What this task involves
Starting at the first line of the data, please print exactly those lines through the one that holds "return (p - ML) / PW", omitting every picture.

>> BEGIN

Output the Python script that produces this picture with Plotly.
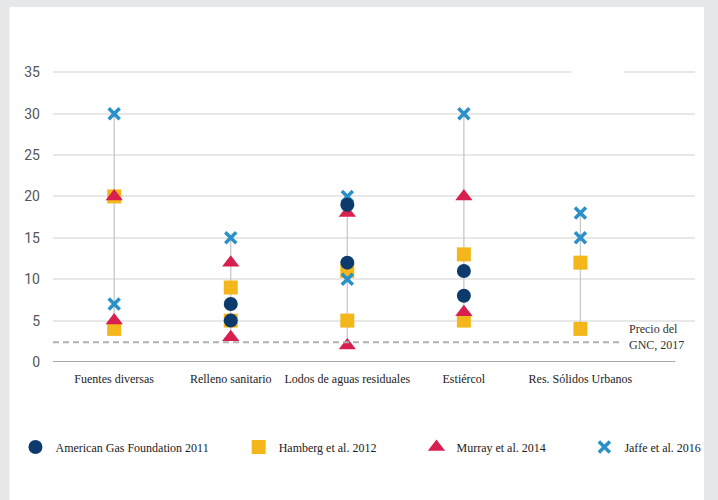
import plotly.graph_objects as go

# Categories (feedstock types) on the x axis
categories = ["Fuentes diversas", "Relleno sanitario", "Lodos de aguas residuales",
              "Estiércol", "Res. Sólidos Urbanos"]

# Cost estimates per study (USD/MMBtu)
agf_cat = ["Relleno sanitario", "Relleno sanitario", "Lodos de aguas residuales",
           "Lodos de aguas residuales", "Estiércol", "Estiércol"]
agf_val = [7, 5, 19, 12, 11, 8]

hamberg_cat = ["Fuentes diversas", "Fuentes diversas", "Relleno sanitario", "Relleno sanitario",
               "Lodos de aguas residuales", "Lodos de aguas residuales", "Estiércol", "Estiércol",
               "Res. Sólidos Urbanos", "Res. Sólidos Urbanos"]
hamberg_val = [20, 4, 9, 5, 11, 5, 13, 5, 12, 4]

murray_cat = ["Fuentes diversas", "Fuentes diversas", "Relleno sanitario", "Relleno sanitario",
              "Lodos de aguas residuales", "Lodos de aguas residuales", "Estiércol", "Estiércol"]
murray_val = [20, 5, 12, 3, 18, 2, 20, 6]

jaffe_cat = ["Fuentes diversas", "Fuentes diversas", "Relleno sanitario",
             "Lodos de aguas residuales", "Lodos de aguas residuales", "Estiércol",
             "Res. Sólidos Urbanos", "Res. Sólidos Urbanos"]
jaffe_val = [30, 7, 15, 20, 10, 30, 18, 15]

gnc_price = 2.4
y_ticks = [0, 5, 10, 15, 20, 25, 30, 35]

# Layout geometry (pixels)
W, H = 718, 500
ML, MR, MT, MB = 53, 15, 64, 138
PW, PH = W - ML - MR, H - MT - MB


def px_x(p):
    return (p - ML) / PW


def px_y(p):
    return (H - MB - p) / PH


serif = "Liberation Serif, Times New Roman, serif"
narrow = "Liberation Sans Narrow, Roboto, Liberation Sans, Arial, sans-serif"

fig = go.Figure()

# Vertical range line per category (min to max of all estimates)
all_pairs = list(zip(agf_cat, agf_val)) + list(zip(hamberg_cat, hamberg_val)) + \
    list(zip(murray_cat, murray_val)) + list(zip(jaffe_cat, jaffe_val))
rx, ry = [], []
for c in categories:
    vals = [v for cc, v in all_pairs if cc == c]
    rx += [c, c, None]
    ry += [min(vals), max(vals), None]
fig.add_trace(go.Scatter(x=rx, y=ry, mode="lines", line=dict(color="#c8c8c8", width=1.3),
                         showlegend=False, hoverinfo="skip"))

fig.add_trace(go.Scatter(x=hamberg_cat, y=hamberg_val, mode="markers", name="Hamberg et al. 2012",
                         marker=dict(symbol="square", size=14, color="#f3b71b"), legend="legend2"))
fig.add_trace(go.Scatter(x=murray_cat, y=murray_val, mode="markers", name="Murray et al. 2014",
                         marker=dict(symbol="triangle-up", size=15, color="#d81f4f"), legend="legend3"))
fig.add_trace(go.Scatter(x=jaffe_cat, y=jaffe_val, mode="markers", name="Jaffe et al. 2016",
                         marker=dict(symbol="x-thin", size=11, color="#2a90c8",
                                     line=dict(width=3.5, color="#2a90c8")), legend="legend4"))
fig.add_trace(go.Scatter(x=agf_cat, y=agf_val, mode="markers", name="American Gas Foundation 2011",
                         marker=dict(symbol="circle", size=14, color="#0d3a6c"), legend="legend"))

# Natural gas reference price
fig.add_shape(type="line", xref="paper", yref="y", x0=0, x1=px_x(629), y0=gnc_price, y1=gnc_price,
              line=dict(color="#b0b0b0", width=2, dash="6px,4px"), layer="above")

# White card on the grey frame
fig.add_shape(type="rect", xref="paper", yref="paper", x0=px_x(9), x1=px_x(712),
              y0=px_y(500), y1=px_y(7), fillcolor="white", line=dict(width=0), layer="below")

# Blank patch interrupting the top gridline
fig.add_shape(type="rect", xref="paper", yref="paper", x0=px_x(578), x1=px_x(632),
              y0=px_y(78), y1=px_y(66), fillcolor="white", line=dict(width=0), layer="above")

fig.add_annotation(text="Precio del<br>GNC, 2017", xref="paper", yref="paper",
                   x=px_x(634), y=px_y(337), xanchor="left", yanchor="middle", showarrow=False,
                   align="left", font=dict(family=serif, size=12, color="#333333"))

legend_common = dict(orientation="h", yanchor="middle", y=px_y(447), xanchor="left",
                     bgcolor="rgba(0,0,0,0)", font=dict(family=serif, size=12, color="#222222"))

fig.update_layout(
    width=W, height=H,
    margin=dict(l=ML, r=MR, t=MT, b=MB),
    paper_bgcolor="#e6e7e9",
    plot_bgcolor="white",
    legend=dict(x=px_x(15), **legend_common),
    legend2=dict(x=px_x(241), **legend_common),
    legend3=dict(x=px_x(421), **legend_common),
    legend4=dict(x=px_x(591), **legend_common),
    xaxis=dict(type="category", categoryorder="array", categoryarray=categories,
               range=[-0.525, 4.983], showgrid=False, zeroline=False,
               showline=False, ticks="", ticklabelstandoff=8,
               tickfont=dict(family=serif, size=12, color="#222222")),
    yaxis=dict(range=[0, 36], tickvals=y_ticks, showgrid=True, gridcolor="#e8e8e8", gridwidth=2,
               zeroline=False, showline=False, ticks="", ticklabelstandoff=12,
               tickfont=dict(family=narrow, size=14, color="#555555")),
    showlegend=True,
)

# Baseline at zero
fig.add_shape(type="line", xref="paper", yref="y", x0=0, x1=px_x(683), y0=0, y1=0,
              line=dict(color="#a8a8a8", width=2), layer="above")

fig.write_html("out.html")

>> END

Final result
Output the Python script that produces this picture with Plotly.
import plotly.graph_objects as go

# Categories (feedstock types) on the x axis
categories = ["Fuentes diversas", "Relleno sanitario", "Lodos de aguas residuales",
              "Estiércol", "Res. Sólidos Urbanos"]

# Cost estimates per study (USD/MMBtu)
agf_cat = ["Relleno sanitario", "Relleno sanitario", "Lodos de aguas residuales",
           "Lodos de aguas residuales", "Estiércol", "Estiércol"]
agf_val = [7, 5, 19, 12, 11, 8]

hamberg_cat = ["Fuentes diversas", "Fuentes diversas", "Relleno sanitario", "Relleno sanitario",
               "Lodos de aguas residuales", "Lodos de aguas residuales", "Estiércol", "Estiércol",
               "Res. Sólidos Urbanos", "Res. Sólidos Urbanos"]
hamberg_val = [20, 4, 9, 5, 11, 5, 13, 5, 12, 4]

murray_cat = ["Fuentes diversas", "Fuentes diversas", "Relleno sanitario", "Relleno sanitario",
              "Lodos de aguas residuales", "Lodos de aguas residuales", "Estiércol", "Estiércol"]
murray_val = [20, 5, 12, 3, 18, 2, 20, 6]

jaffe_cat = ["Fuentes diversas", "Fuentes diversas", "Relleno sanitario",
             "Lodos de aguas residuales", "Lodos de aguas residuales", "Estiércol",
             "Res. Sólidos Urbanos", "Res. Sólidos Urbanos"]
jaffe_val = [30, 7, 15, 20, 10, 30, 18, 15]

gnc_price = 2.4
y_ticks = [0, 5, 10, 15, 20, 25, 30, 35]

# Layout geometry (pixels)
W, H = 718, 500
ML, MR, MT, MB = 53, 15, 64, 138
PW, PH = W - ML - MR, H - MT - MB


def px_x(p):
    return (p - ML) / PW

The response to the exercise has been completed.